On the positive side, that meant we had lots of time during the film for MST3K style commentary in between the dialogue.

And there were lots of things to mock. Hideous CG monsters, I mean children, for one. Erin tells me that Polar Express is set even further in the uncanny valley, but this is pretty bad. The character designs are stupid. The eyes are dead and glassy. There are contradictions moment to moment whether “real” physics or “cartoon” physics governs the movement of characters. Erin pointed out that motion capture completely fails to be realistic when the body shapes of the characters are so far removed from those of the actors. Bob Cratchit looks like Mundungus from the Harry Potter movies.

There are a few decent sequences, and most of the backgrounds are quite pretty, but the pace is so awful that I had a hard time noticing anything good. The design on Christmas Future was actually pretty great for a while, but every time this movie started to approach something resembling heart, the message, or anything actually moving, it undermined it with sight gags or very poor art direction. I found it difficult not to laugh at anything dramatic or wince at anything “funny”.

It's all flash-bang, no substance, and it's boring flash-bang, to boot.

Okay, I know I've gone on for a while, but there's one more thing that drove me up the wall.

From Dickens:
...his glance happened to rest upon a bell, a disused bell, that hung in the room, and communicated for some purpose now forgotten with a chamber in the highest story of the building. It was with great astonishment, and with a strange, inexplicable dread, that as he looked, he saw this bell begin to swing. It swung so softly in the outset that it scarcely made a sound; but soon it rang out loudly, and so did every bell in the house. 

The above does not equal something that looks like this:

Because this is a bell panel. A big house in the Victorian era has this in or near the servants' quarters, each bell connects to a different room so that if Lady Agatha rings for tea, it isn't brought to Lord Bertie's room. WHY IS THERE A MULTI-BELL PANEL IN A MASTER BEDROOM? Please correct me if I'm wrong, but I just think they didn't do a lick of research.

If it had been less boring, that might not have stayed with me. But it was. Very Boring. Not Recommended.
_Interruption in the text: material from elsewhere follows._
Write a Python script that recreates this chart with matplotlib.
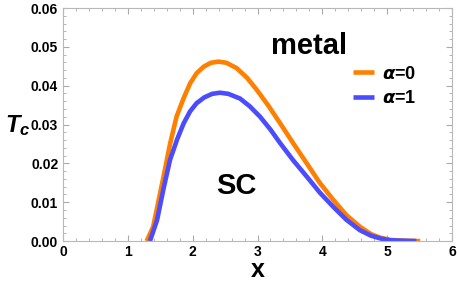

  1. The funniest thing is that in a special on this movie that Chris and I saw part of they talked about how the whole idea was that because of the technology they could finally tell the story in a way that was faithfully to the original.

  2. I mean, yes, there were sequences which make little sense in the original (like Scrooge putting out the first spirit like a candle) that they tried very hard to literally transfer into this movie. The problem with that is that passages that work in prose do not always work when translated to film, especially when those doing the translating take metaphor or poetic language as literal description.

    That's not even to mention all the extra crap they padded the run-time with.